[START MATERIAL]
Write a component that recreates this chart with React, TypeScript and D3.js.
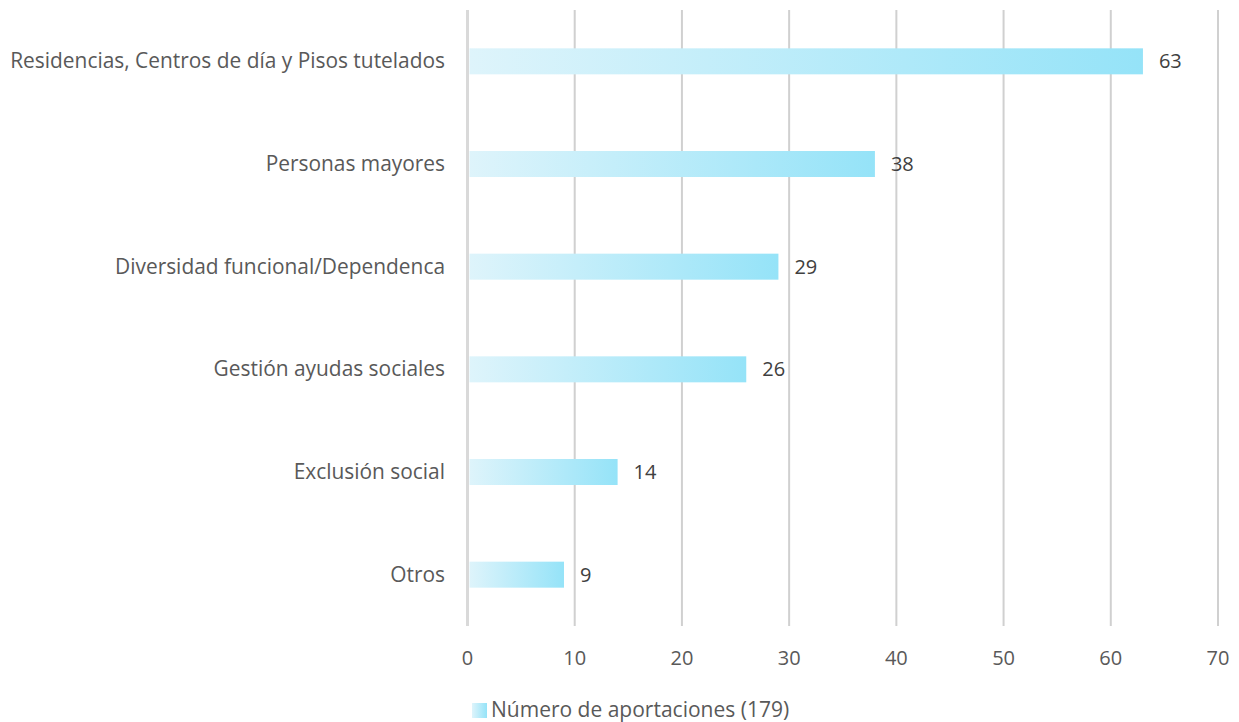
import React from "react";
import * as d3 from "d3";

const categories = [
  "Residencias, Centros de día y Pisos tutelados",
  "Personas mayores",
  "Diversidad funcional/Dependenca",
  "Gestión ayudas sociales",
  "Exclusión social",
  "Otros",
];
const values = [63, 38, 29, 26, 14, 9];
const xTicks = [0, 10, 20, 30, 40, 50, 60, 70];
const legendLabel = "Número de aportaciones (179)";

const W = 1239;
const H = 722;
const FONT = "'Open Sans', sans-serif";

export default function App() {
  const x = d3.scaleLinear().domain([0, 70]).range([467.5, 1218]);
  const y = d3.scaleBand().domain(categories).range([10, 626]);
  const barH = 26;
  return (
    <svg width={W} height={H} style={{ position: "absolute", left: 0, top: 0, background: "#fff" }} fontFamily={FONT}>
      <defs>
        <linearGradient id="barGrad" x1="0" x2="1" y1="0" y2="0">
          <stop offset="0" stopColor="#def4fb" />
          <stop offset="1" stopColor="#95e3f8" />
        </linearGradient>
      </defs>
      {xTicks.filter((t) => t > 0).map((t) => (
        <line key={t} x1={x(t)} x2={x(t)} y1={10} y2={626} stroke="#d0d0d0" strokeWidth={2} />
      ))}
      <line x1={x(0)} x2={x(0)} y1={10} y2={626} stroke="#d9d9d9" strokeWidth={3} />
      {xTicks.map((t) => (
        <text key={t} x={x(t)} y={665} textAnchor="middle" fontSize={20} fill="#595959">
          {t}
        </text>
      ))}
      {categories.map((c, i) => {
        const cy = (y(c) as number) + y.bandwidth() / 2;
        return (
          <g key={c}>
            <rect x={x(0) + 2} y={cy - barH / 2} width={x(values[i]) - x(0) - 2} height={barH} fill="url(#barGrad)" />
            <text x={445} y={cy + 7} textAnchor="end" fontSize={20.9} fill="#595959">
              {c}
            </text>
            <text x={x(values[i]) + 16} y={cy + 7} fontSize={20} fill="#404040">
              {values[i]}
            </text>
          </g>
        );
      })}
      <rect x={472} y={703} width={15} height={15} fill="url(#barGrad)" />
      <text x={491} y={717} fontSize={21} fill="#595959">
        {legendLabel}
      </text>
    </svg>
  );
}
[END MATERIAL]
= SET TASK =
Write out, word for word, the lines from the start of the data through the one holding "import * as". Omit pictures.

= EXERCISE ANSWER =
Write a component that recreates this chart with React, TypeScript and D3.js.
import React from "react";
import * as d3 from "d3";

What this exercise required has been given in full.